STORED DATA:
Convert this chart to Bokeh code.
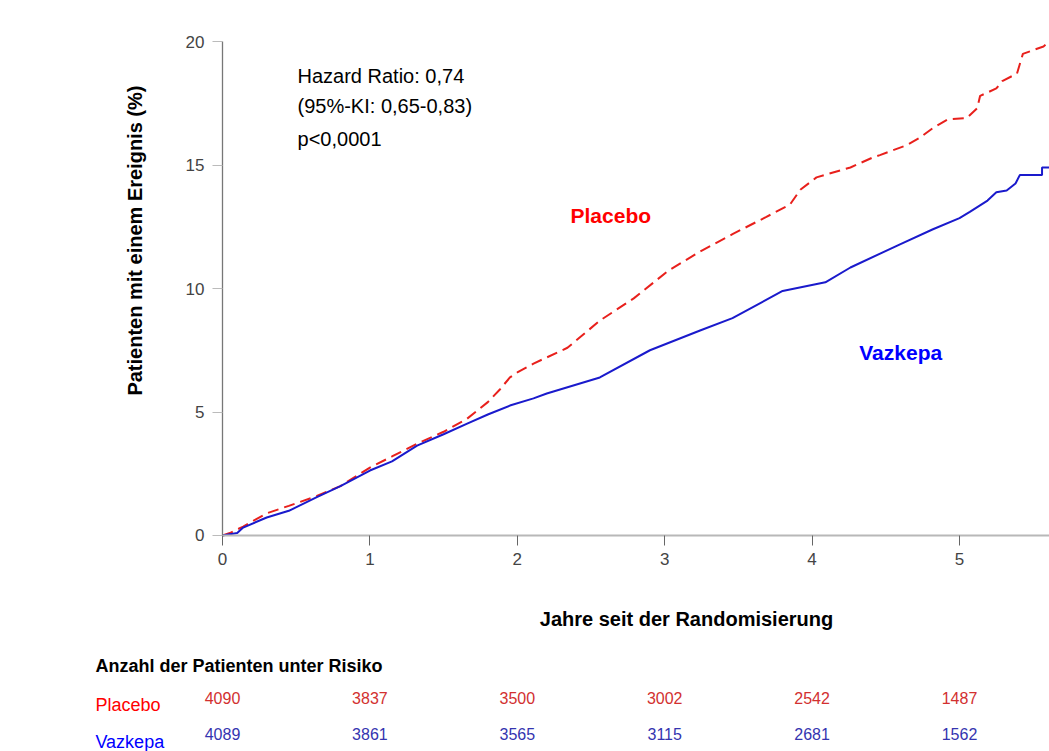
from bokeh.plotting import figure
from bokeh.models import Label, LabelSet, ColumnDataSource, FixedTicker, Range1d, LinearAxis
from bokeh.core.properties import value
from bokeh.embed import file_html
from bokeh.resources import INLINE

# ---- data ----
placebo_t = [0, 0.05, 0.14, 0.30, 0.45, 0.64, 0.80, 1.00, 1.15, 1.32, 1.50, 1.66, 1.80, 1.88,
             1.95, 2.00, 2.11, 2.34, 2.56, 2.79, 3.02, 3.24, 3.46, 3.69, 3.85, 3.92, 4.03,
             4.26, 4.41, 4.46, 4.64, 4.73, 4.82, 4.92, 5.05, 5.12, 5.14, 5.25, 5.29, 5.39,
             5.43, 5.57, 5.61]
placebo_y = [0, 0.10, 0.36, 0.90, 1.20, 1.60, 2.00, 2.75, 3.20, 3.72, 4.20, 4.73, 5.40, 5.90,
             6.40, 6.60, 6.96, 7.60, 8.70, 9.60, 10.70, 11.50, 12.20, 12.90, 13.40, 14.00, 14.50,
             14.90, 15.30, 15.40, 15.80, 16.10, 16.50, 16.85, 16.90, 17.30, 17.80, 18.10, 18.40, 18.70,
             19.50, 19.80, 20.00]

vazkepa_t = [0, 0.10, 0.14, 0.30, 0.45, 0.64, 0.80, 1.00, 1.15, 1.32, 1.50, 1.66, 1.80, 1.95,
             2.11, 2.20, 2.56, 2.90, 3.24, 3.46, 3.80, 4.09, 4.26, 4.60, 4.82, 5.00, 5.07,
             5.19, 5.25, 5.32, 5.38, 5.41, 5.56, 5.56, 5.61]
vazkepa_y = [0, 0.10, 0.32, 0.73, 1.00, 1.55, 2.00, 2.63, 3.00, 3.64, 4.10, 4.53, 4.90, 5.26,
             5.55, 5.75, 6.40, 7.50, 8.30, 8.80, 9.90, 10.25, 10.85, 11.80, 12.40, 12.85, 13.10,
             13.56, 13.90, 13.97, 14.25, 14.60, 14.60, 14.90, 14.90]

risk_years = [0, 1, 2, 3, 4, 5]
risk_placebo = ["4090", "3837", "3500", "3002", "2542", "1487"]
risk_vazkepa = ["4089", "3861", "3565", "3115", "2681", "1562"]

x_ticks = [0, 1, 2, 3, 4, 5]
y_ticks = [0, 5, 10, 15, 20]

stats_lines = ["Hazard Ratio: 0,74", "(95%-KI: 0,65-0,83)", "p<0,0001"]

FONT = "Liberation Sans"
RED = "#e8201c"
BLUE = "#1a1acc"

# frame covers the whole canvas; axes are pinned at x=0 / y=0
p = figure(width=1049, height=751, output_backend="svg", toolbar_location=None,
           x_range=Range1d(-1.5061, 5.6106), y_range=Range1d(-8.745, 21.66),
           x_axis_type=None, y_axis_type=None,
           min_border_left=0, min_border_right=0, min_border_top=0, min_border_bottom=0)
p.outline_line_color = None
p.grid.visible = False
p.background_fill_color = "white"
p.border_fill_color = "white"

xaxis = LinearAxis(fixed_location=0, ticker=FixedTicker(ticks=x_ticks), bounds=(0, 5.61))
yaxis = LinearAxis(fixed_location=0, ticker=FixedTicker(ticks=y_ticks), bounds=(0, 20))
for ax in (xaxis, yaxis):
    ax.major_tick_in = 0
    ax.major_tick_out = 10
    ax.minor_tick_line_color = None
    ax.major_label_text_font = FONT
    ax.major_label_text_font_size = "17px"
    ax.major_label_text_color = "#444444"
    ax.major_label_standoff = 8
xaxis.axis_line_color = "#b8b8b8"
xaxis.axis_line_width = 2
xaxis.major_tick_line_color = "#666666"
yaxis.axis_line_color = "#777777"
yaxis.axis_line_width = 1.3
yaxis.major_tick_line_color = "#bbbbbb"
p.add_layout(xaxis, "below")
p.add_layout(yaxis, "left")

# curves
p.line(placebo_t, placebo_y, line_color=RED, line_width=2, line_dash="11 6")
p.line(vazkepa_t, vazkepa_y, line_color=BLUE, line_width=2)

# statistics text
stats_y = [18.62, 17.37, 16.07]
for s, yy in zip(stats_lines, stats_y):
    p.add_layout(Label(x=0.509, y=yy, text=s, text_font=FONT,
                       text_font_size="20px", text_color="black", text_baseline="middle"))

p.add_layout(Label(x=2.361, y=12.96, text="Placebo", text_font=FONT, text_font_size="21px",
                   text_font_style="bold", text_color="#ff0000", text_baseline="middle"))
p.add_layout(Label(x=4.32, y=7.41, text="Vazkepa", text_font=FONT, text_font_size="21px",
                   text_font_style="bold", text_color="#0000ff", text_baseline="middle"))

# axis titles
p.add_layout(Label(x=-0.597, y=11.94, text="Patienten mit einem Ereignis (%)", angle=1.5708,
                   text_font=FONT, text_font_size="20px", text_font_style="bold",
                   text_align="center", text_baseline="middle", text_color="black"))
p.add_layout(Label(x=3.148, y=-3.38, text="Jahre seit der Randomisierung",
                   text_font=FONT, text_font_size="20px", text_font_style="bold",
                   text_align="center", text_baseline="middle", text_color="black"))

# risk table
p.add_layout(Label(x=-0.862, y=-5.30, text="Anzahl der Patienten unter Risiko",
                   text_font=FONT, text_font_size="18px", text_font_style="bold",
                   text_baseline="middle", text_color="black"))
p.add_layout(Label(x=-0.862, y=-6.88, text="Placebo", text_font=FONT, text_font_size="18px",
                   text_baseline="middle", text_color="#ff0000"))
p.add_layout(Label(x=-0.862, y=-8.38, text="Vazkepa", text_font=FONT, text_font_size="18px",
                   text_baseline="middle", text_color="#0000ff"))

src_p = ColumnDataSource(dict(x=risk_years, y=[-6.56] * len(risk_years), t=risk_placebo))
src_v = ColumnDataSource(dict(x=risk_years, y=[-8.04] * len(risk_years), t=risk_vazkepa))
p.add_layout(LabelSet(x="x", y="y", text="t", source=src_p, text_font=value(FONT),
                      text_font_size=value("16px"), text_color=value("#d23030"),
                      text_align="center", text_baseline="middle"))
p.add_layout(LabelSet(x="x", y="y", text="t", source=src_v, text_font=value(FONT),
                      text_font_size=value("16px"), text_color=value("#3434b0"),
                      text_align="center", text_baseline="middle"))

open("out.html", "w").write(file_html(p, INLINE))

WRITTEN PROBLEM: Exactly restate the lines from the beginning of the data through the line with "from bokeh.resources import INLINE", and no others, keeping pictures out.

EXERCISE OUTPUT:
Convert this chart to Bokeh code.
from bokeh.plotting import figure
from bokeh.models import Label, LabelSet, ColumnDataSource, FixedTicker, Range1d, LinearAxis
from bokeh.core.properties import value
from bokeh.embed import file_html
from bokeh.resources import INLINE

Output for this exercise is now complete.